The bottom-line of all this is that linguistic determinism is very unlikely, as it is hard to find, if not impossible, for they might not exist, conceptual gaps among languages. There are plenty of communicative gaps, at least in terms of words and phrases that are supposed to be impossible to translate directly (that is, on a one-to-one basis), though the actual content to communicate – the relevant meanings and concepts – can always be expressed in some way, even if with longer phrases. It is a curious feature of the history of the Sapir-Whorf Hypothesis that most of the scholars who defended the strong version of the hypothesis were seemingly unaware of the irony that as English speakers (for they were mostly English speakers) they didn’t have much trouble understanding the conceptual underpinnings of languages they didn’t speak or understand, even though this conceptual baggage should have not been available to them (that was the whole point, wasn’t it?).

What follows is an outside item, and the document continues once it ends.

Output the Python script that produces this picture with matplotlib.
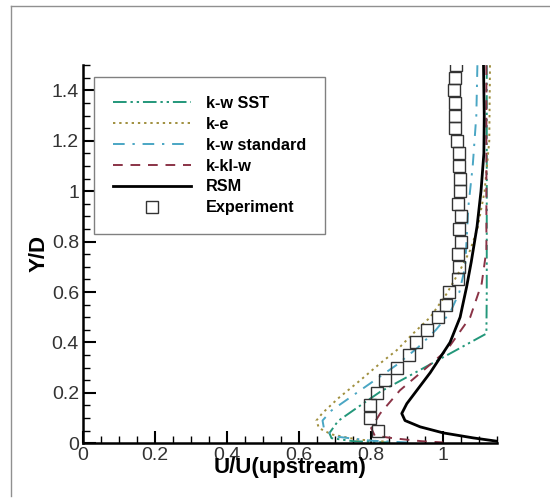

Be that as it may, there are linguistic effects, and these support a form of linguistic relativity, though in the context of some of the grand claims of the Sapir-Whorf Hypothesis, these effects are all quite minor. What I think is much more likely is a weak form of the hypothesis sometimes termed ‘‘thinking for speaking’’, an expression that Dan Slobin came up with in the 1990s (Pinker had made a similar point in some of his work from the 1980s, when he was a serious cognitive psychologist; final slander of the day). This is the claim, broadly, that the categories codified in one’s language are often a reflection of the lives the speakers lead. Or said otherwise, that the most prominent features of one’s environment or culture have a better chance to make it into one’s language, but the language of thought is the language of thought. Why would it be surprising if the Eskimos did have hundreds of words for snow, then? (But remember, they don’t!).
[i] I will mention a number of languages in this post, but won’t provide many details about them, let alone where they come from – instead, they all will be hyperlinked to Wikipedia, and you do the rest. Same with some technical terms I might mention here and there, such as agglutinative languages.